Medical sociologist Robert Bartholomew says these incidents can be thought of as a collective stress response, typically spreading within a relatively insulated community on high alert. Because media coverage heightens awareness and fear of these plagues, it can also heighten social contagion—which perhaps explains why mass sociogenic illness appears to have risen in recent years. When media attention dissipates, so too do case numbers. This pattern certainly bore out when a cluster of high school students in LeRoy, New York, developed Tourette’s-like symptoms in 2011: Contagion and severity appears to have crested as the cases attracted national attention, medical research, and a high-profile investigation by environmental advocate Erin Brockovich—but gradually dwindled once news cameras left. This was also arguably the case with the Havana syndrome, a recent mass sociogenic illness that spread largely among national security professionals. Initially reported by U.S. and Canadian diplomats, it soon spread to diplomats in other countries. The number of reported cases spiked in 2021, fueled by histrionic media coverage supposing the symptoms were caused by mysterious microwave weapons. Cases declined once the story finally lost purchase among reporters.
But unlike the strange tics in LeRoy or the headaches in Cuba, cop fentanyl hysteria has never attracted much in the way of medical or journalistic buy-in. While law enforcement officials have claimed symptoms stemming from fentanyl exposure hundreds of times since 2017, the possibility has been repeatedly, thoroughly shot down by medical professionals from the get-go. As the headline of a story by emergency physician Jeremy Faust put it over five years ago, “The Viral Story About the Cop Who Overdosed by Touching Fentanyl Is Nonsense.” The American College of Medical Toxicology released an official statement shortly after that story, declaring the risk of toxicity from incidental exposure to be virtually nonexistent. Experts quoted in The New York Times, Vox, Stat News, Detroit Free Press, Columbia Journalism Review, and countless other publications have similarly debunked the idea of fentanyl exposure. In the years I’ve followed this phenomenon, I can’t recall ever seeing a credible outlet or reporter treat it as anything less than ludicrous.
Despite the complete lack of media or medical buy-in, cops keep getting the vapors at the mere mention of fentanyl. That social transmission appears to be unaffected by this reality reveals how insulated police are from the rest of society: a disturbing but unsurprising insight about an armed force that has fought hard to evade public accountability, vehemently defends its members at the expense of those it’s allegedly tasked to protect, and even flies its own flag.
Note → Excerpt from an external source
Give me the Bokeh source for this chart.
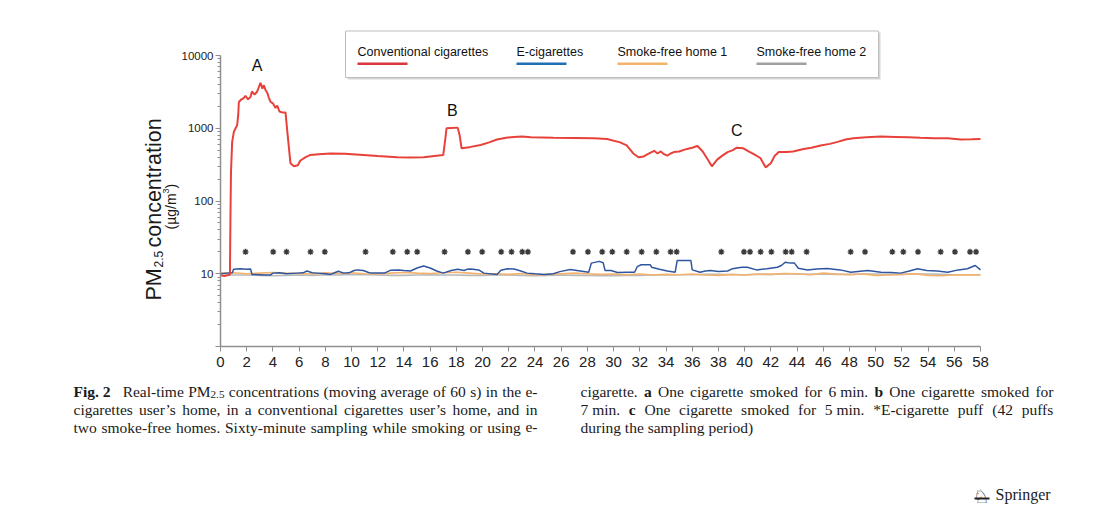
import math
from bokeh.plotting import figure
from bokeh.models import Range1d, FixedTicker, Label, BoxAnnotation
from bokeh.embed import file_html
from bokeh.resources import INLINE

# ---------------- data ----------------
conv = [(0, 9.5), (0.3, 9.3), (0.6, 9.6), (0.72, 9.8), (0.76, 60), (0.8, 250), (0.89, 650),
        (1.02, 890), (1.15, 1000), (1.27, 1100), (1.35, 1500), (1.4, 2300), (1.6, 2500),
        (1.78, 2600), (1.9, 2800), (2.1, 2500), (2.29, 2700), (2.4, 3200), (2.6, 2900),
        (2.8, 3200), (3.05, 4200), (3.2, 3500), (3.31, 3900), (3.45, 3300), (3.56, 3100),
        (3.7, 2600), (3.82, 2300), (4.0, 2200), (4.2, 1900), (4.33, 2050), (4.5, 1700),
        (4.7, 1650), (4.96, 1650), (5.1, 900), (5.34, 330), (5.6, 300), (5.9, 310),
        (6.1, 360), (6.5, 400), (6.87, 430), (7.5, 440), (8.4, 450), (9.5, 445), (10.9, 430),
        (12.0, 415), (13.5, 400), (14.5, 395), (15.5, 400), (16.0, 410), (17.0, 430),
        (17.15, 700), (17.25, 1000), (17.6, 1010), (18.1, 1020), (18.25, 800), (18.4, 530),
        (19.0, 550), (19.85, 590), (20.5, 640), (21.1, 700), (21.8, 740), (22.4, 760),
        (23.0, 770), (23.7, 755), (25.4, 740), (27.0, 735), (28.5, 730), (29.5, 710),
        (30.5, 640), (31.0, 580), (31.5, 450), (31.9, 400), (32.3, 410), (32.6, 440),
        (32.9, 470), (33.1, 490), (33.35, 450), (33.6, 480), (33.85, 440), (34.1, 420),
        (34.35, 450), (34.6, 470), (35.0, 480), (35.6, 520), (36.0, 540), (36.4, 570),
        (36.8, 480), (37.15, 380), (37.5, 300), (37.9, 370), (38.3, 420), (38.7, 470),
        (39.1, 500), (39.4, 540), (39.9, 530), (40.3, 480), (40.7, 440), (41.2, 390),
        (41.6, 290), (42.0, 330), (42.3, 420), (42.6, 470), (43.2, 470), (43.7, 480),
        (44.5, 520), (45.1, 540), (45.8, 580), (46.5, 610), (47.1, 650), (47.7, 700),
        (48.3, 730), (49.3, 750), (50.4, 770), (51.5, 760), (52.5, 750), (53.4, 740),
        (54.5, 730), (55.5, 730), (56.5, 700), (57.3, 705), (58.0, 710)]

ecig = [(0, 10.0), (0.5, 10.2), (0.9, 10.3), (1.0, 11.5), (1.5, 11.7), (2.0, 11.5), (2.3, 11.6),
        (2.4, 9.8), (3.0, 9.7), (3.3, 9.6), (3.8, 9.6), (4.0, 10.2), (4.5, 10.3), (5.0, 10.0),
        (5.85, 10.2), (6.3, 10.3), (6.6, 10.9), (7.0, 10.3), (7.4, 10.2), (8.0, 10.0),
        (8.4, 9.8), (8.8, 10.5), (9.0, 10.8), (9.4, 10.2), (9.8, 10.3), (10.2, 11.1),
        (10.4, 11.3), (10.9, 11.1), (11.3, 10.4), (11.5, 10.2), (12.5, 10.2), (12.8, 10.8),
        (13.0, 11.2), (13.6, 11.3), (14.0, 11.1), (14.5, 10.9), (15.0, 12.0), (15.5, 12.8),
        (16.0, 12.0), (16.5, 10.9), (17.0, 10.2), (17.6, 11.1), (18.1, 11.5), (18.6, 11.1),
        (18.8, 11.5), (19.1, 11.6), (19.7, 11.3), (20.1, 10.2), (21.1, 9.8), (21.4, 11.2),
        (21.9, 11.7), (22.4, 11.6), (22.8, 11.1), (23.4, 10.2), (24.0, 10.0), (24.7, 9.8),
        (25.4, 10.0), (25.9, 10.7), (26.7, 11.4), (27.2, 11.1), (28.1, 10.5), (28.3, 14.0),
        (28.9, 14.8), (29.2, 14.2), (29.35, 11.1), (29.8, 11.1), (30.3, 10.4), (31.0, 10.5),
        (31.6, 10.5), (31.8, 12.5), (32.1, 13.3), (32.8, 13.3), (32.9, 12.3), (33.5, 11.5),
        (34.1, 10.9), (34.7, 10.5), (34.85, 15.2), (35.9, 15.2), (36.0, 11.3), (36.6, 10.5),
        (37.0, 10.9), (37.4, 11.1), (38.0, 10.7), (38.7, 10.9), (39.0, 11.6), (39.4, 12.0),
        (39.8, 12.3), (40.2, 12.3), (40.9, 11.3), (41.7, 11.7), (42.5, 12.3), (42.8, 13.0),
        (43.1, 14.4), (43.5, 14.0), (43.8, 14.0), (44.1, 11.9), (44.8, 11.3), (45.5, 11.6),
        (46.3, 11.8), (47.3, 11.3), (48.1, 10.5), (49.4, 11.1), (50.4, 10.5), (51.2, 10.4),
        (51.9, 10.2), (52.5, 10.8), (53.2, 11.7), (53.9, 11.1), (54.7, 10.9), (55.5, 10.5),
        (56.3, 11.3), (57.0, 11.7), (57.6, 13.0), (58.0, 11.3)]

sf1_t = list(range(0, 59))
sf1_v = [10.2, 10.3, 10.0, 10.2, 10.4, 10.2, 10.1, 9.9, 10.3, 10.1, 10.3, 10.0, 9.9, 10.2,
         10.4, 10.2, 10.1, 10.3, 10.5, 10.2, 9.9, 10.0, 9.8, 10.1, 9.6, 9.8, 10.0, 10.2, 10.0,
         9.8, 9.9, 9.7, 9.9, 9.6, 9.8, 9.7, 9.9, 9.6, 9.5, 9.8, 9.6, 9.9, 9.8, 10.1, 10.0,
         9.7, 10.2, 9.9, 9.7, 9.9, 9.5, 9.6, 9.8, 10.0, 9.5, 9.4, 9.6, 9.7, 9.6]

sf2_t = list(range(0, 59))
sf2_v = [9.5, 9.6, 9.6, 9.5, 9.4, 9.5, 9.6, 9.5, 9.7, 9.6, 9.8, 9.7, 9.6, 9.5, 9.5, 9.6,
         9.7, 9.6, 9.6, 9.5, 9.5, 9.6, 9.6, 9.5, 9.4, 9.5, 9.6, 9.5, 9.5, 9.4, 9.4, 9.5,
         9.5, 9.6, 9.6, 9.7, 9.7, 9.8, 9.8, 9.7, 9.7, 9.8, 9.8, 9.9, 9.9, 9.8, 9.9, 9.8,
         9.8, 9.9, 9.9, 9.8, 9.8, 9.9, 9.9, 9.8, 9.7, 9.7, 9.7]

puff_t = [1.91, 4.02, 5.04, 6.87, 7.96, 11.07, 13.15, 14.25, 15.01, 17.1, 18.88, 19.97,
          21.42, 22.21, 23.03, 23.46, 26.9, 28.04, 29.13, 29.9, 31.0, 32.14, 33.26, 34.35,
          34.81, 38.22, 39.95, 40.41, 41.22, 42.04, 43.13, 43.59, 44.73, 48.09, 49.19,
          51.27, 52.11, 53.23, 54.96, 56.05, 57.2, 57.66]
puff_level = 20

peak_labels = ["A", "B", "C"]
peak_t = [2.8, 17.7, 39.4]
peak_v = [7300, 1760, 935]

x_ticks = list(range(0, 59, 2))
y_ticks = [1, 10, 100, 1000, 10000]
y_tick_labels = ["", "10", "100", "1000", "10000"]

series_names = ["Conventional cigarettes", "E-cigarettes", "Smoke-free home 1", "Smoke-free home 2"]
line_colors = ["#e8413a", "#2f56a0", "#f3b36e", "#b9b9b9"]
legend_colors = ["#d9363e", "#1f6fb5", "#f2b36b", "#a0a0a0"]

caption_left = [
    "!Fig.~2~~ Real-time PM_2.5 concentrations (moving average of 60 s) in the e-",
    "cigarettes user’s home, in a conventional cigarettes user’s home, and in",
    "two smoke-free homes. Sixty-minute sampling while smoking or using e-",
]
caption_right = [
    "cigarette. !a One cigarette smoked for 6~min. !b One cigarette smoked for",
    "7~min. !c One cigarette smoked for 5~min. *E-cigarette puff (42 puffs",
    "during the sampling period)",
]

conv_t, conv_v = [a for a, b in conv], [b for a, b in conv]
ecig_t, ecig_v = [a for a, b in ecig], [b for a, b in ecig]

# ---------------- geometry: the frame fills the whole canvas ----------------
W, H = 1110, 510
X0, X1 = 220.0, 980.0       # pixel positions of t=0 and t=58
Y_TOP, Y_BOT = 55.0, 346.0  # pixel positions of 10000 and 1
kx = (X1 - X0) / 58.0
ky = (Y_BOT - Y_TOP) / 4.0

x_range = Range1d(-X0 / kx, (W - X0) / kx)
y_range = Range1d(10 ** ((Y_BOT - H) / ky), 10 ** (Y_BOT / ky))

p = figure(frame_width=W, frame_height=H, min_border=0,
           x_range=x_range, y_range=y_range, y_axis_type="log",
           output_backend="svg", toolbar_location=None)
p.outline_line_color = None
p.xgrid.visible = False
p.ygrid.visible = False
p.background_fill_color = "white"
p.border_fill_color = "white"

AX = "#8f8f8f"
xa = p.xaxis[0]
xa.fixed_location = 1
xa.bounds = (0, 58)
xa.ticker = FixedTicker(ticks=x_ticks)
xa.axis_line_color = AX
xa.axis_line_width = 1.5
xa.major_tick_line_color = AX
xa.major_tick_out = 5
xa.major_tick_in = 0
xa.minor_tick_line_color = None
xa.major_label_text_font = "'Liberation Sans Narrow', 'Liberation Sans', sans-serif"
xa.major_label_text_font_size = "15px"
xa.major_label_text_color = "#222222"
xa.major_label_standoff = 5

ya = p.yaxis[0]
ya.fixed_location = 0
ya.bounds = (1, 10000)
y_minor = [k * 10 ** d for d in range(4) for k in range(2, 10)]
ya.ticker = FixedTicker(ticks=y_ticks, minor_ticks=y_minor)
ya.major_label_overrides = dict(zip(y_ticks, y_tick_labels))
ya.axis_line_color = AX
ya.axis_line_width = 1.5
ya.major_tick_line_color = AX
ya.major_tick_out = 5
ya.major_tick_in = 0
ya.minor_tick_line_color = AX
ya.minor_tick_out = 3
ya.minor_tick_in = 0
ya.major_label_text_font = "Liberation Sans"
ya.major_label_text_font_size = "11.5px"
ya.major_label_text_color = "#222222"
ya.major_label_standoff = 2

# series
p.line(sf2_t, sf2_v, line_color=line_colors[3], line_width=1.6)
p.line(sf1_t, sf1_v, line_color=line_colors[2], line_width=1.6)
p.line(ecig_t, ecig_v, line_color=line_colors[1], line_width=1.5)
p.line(conv_t, conv_v, line_color=line_colors[0], line_width=2.0)
p.scatter(puff_t, [puff_level] * len(puff_t), marker="asterisk", size=6,
          line_color="#3a3a3a", line_width=1.4)

for lab, t, v in zip(peak_labels, peak_t, peak_v):
    p.add_layout(Label(x=t, y=v, text=lab, text_align="center", text_baseline="middle",
                       text_font="Liberation Sans", text_font_size="16px", text_color="#111111"))


# ---------------- helpers for screen-positioned text ----------------
def put(text, px, py, size, font="Liberation Sans", bold=False, angle=0.0,
        align="left", baseline="alphabetic", color="#1a1a1a"):
    p.add_layout(Label(x=px, y=H - py, x_units="screen", y_units="screen",
                       text=text, text_font=font, text_font_size=f"{size}px",
                       text_font_style="bold" if bold else "normal", angle=angle,
                       text_align=align, text_baseline=baseline, text_color=color))


def box(l, r, t, b, fill, line=None, lw=1.0):
    p.add_layout(BoxAnnotation(left=l, right=r, top=H - t, bottom=H - b,
                               left_units="screen", right_units="screen",
                               top_units="screen", bottom_units="screen",
                               fill_color=fill, fill_alpha=1.0,
                               line_color=line, line_width=lw, line_alpha=1.0))


# y-axis title
R90 = math.pi / 2
put("PM", 153, 300, 21.5, angle=R90)
put("2.5", 158, 267, 12, angle=R90)
put("concentration", 153, 247, 21.5, angle=R90)
put("(µg/m", 170, 229, 14, angle=R90)
put("3", 165, 193, 9, angle=R90)
put(")", 170, 188, 14, angle=R90)

# legend
box(347, 880, 32, 79, "#d6d6d6")
box(345, 878, 30.5, 77, "white", line="#bdbdbd", lw=1)
leg_x = [357, 516, 617, 756]
for name, c, lx in zip(series_names, legend_colors, leg_x):
    put(name, lx, 51, 12.5, baseline="middle", color="#111111")
    box(lx, lx + 50, 62, 64.5, c)

# ---------------- caption (justified, Times metrics) ----------------
TR = dict(zip("abcdefghijklmnopqrstuvwxyz",
              [444, 500, 444, 500, 444, 333, 500, 500, 278, 278, 500, 278, 778, 500, 500, 500,
               500, 333, 389, 278, 500, 500, 722, 500, 500, 444]))
TR.update(zip("ABCDEFGHIJKLMNOPQRSTUVWXYZ",
              [722, 667, 667, 722, 611, 556, 722, 722, 333, 389, 722, 611, 889, 722, 722, 556,
               722, 667, 556, 611, 722, 722, 944, 722, 722, 611]))
TR.update({d: 500 for d in "0123456789"})
TR.update({" ": 250, ".": 250, ",": 250, "-": 333, "(": 333, ")": 333, "’": 333, "*": 500, "/": 278})
TB = dict(TR)
TB.update({"a": 500, "b": 556, "c": 444, "g": 500, "i": 278, "F": 611})

CAP = 15.5
SUB = 0.72


def tw(s, size, bold):
    tab = TB if bold else TR
    return sum(tab.get(ch, 500) for ch in s) * size / 1000


def parse(word):
    bold = word.startswith("!")
    w = word.lstrip("!").replace("~", "\u00a0")
    if "_" in w:
        base, sub = w.split("_")
        return [(base, "b" if bold else "r"), (sub, "s")]
    return [(w, "b" if bold else "r")]


def run_w(run):
    txt, st = run
    txt = txt.replace("\u00a0", " ")
    if st == "s":
        return tw(txt, CAP * SUB, False)
    return tw(txt, CAP, st == "b")


def draw_line(line, x0, x1, py, justify):
    words = [parse(w) for w in line.split(" ")]
    ws = [sum(run_w(r) for r in wd) for wd in words]
    if justify and len(words) > 1:
        gap = (x1 - x0 - sum(ws)) / (len(words) - 1)
    else:
        gap = TR[" "] * CAP / 1000
    x = x0
    for wd, wdw in zip(words, ws):
        xx = x
        for txt, st in wd:
            if st == "s":
                put(txt, xx, py + CAP * 0.2, round(CAP * SUB, 2), font="Liberation Serif")
            else:
                put(txt, xx, py, CAP, font="Liberation Serif", bold=(st == "b"))
            xx += run_w((txt, st))
        x += wdw + gap


base_y = [391, 408.8, 426.6]
for i, ln in enumerate(caption_left):
    draw_line(ln, 73, 537, base_y[i], True)
for i, ln in enumerate(caption_right):
    draw_line(ln, 580, 1053, base_y[i], i < 2)

# publisher mark
put("♘", 972, 495, 19, font="DejaVu Sans", color="#222222")
box(974, 989, 497, 499, "#222222")
put("Springer", 995, 494, 16, font="Liberation Serif", color="#222222")

open("out.html", "w").write(file_html(p, INLINE))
However much cold water is repeatedly dumped, fentanyl fan fiction continues going viral over and over again. And stories like the Kentucky woman’s—or stories posted on police stations’ social media pages—continue to rack up likes. One recent study even showed that people whose B.S. detectors aren’t fooled by nonsense still share it anyway, if the general vibe comports with their side. And small local outlets, so starved for resources that they do little more than monetize prepackaged viral material or so craven that they see no reason not to, continue to blast this junk out to the masses and get schooled by doctors reiterating, for the umpteenth time, that if you really could overdose by touching a drug, then no one would ever inject it.
As journalist Zachary Siegel has written, the ultimate victims here are people who use drugs—who have been built up as so hazardous to police health that unjustified retribution seems likely for many. When a fentanyl user and a police officer meet, one of them really does have the power to ruin the other one’s life. And it takes a bout of hysteria to forget which one’s which.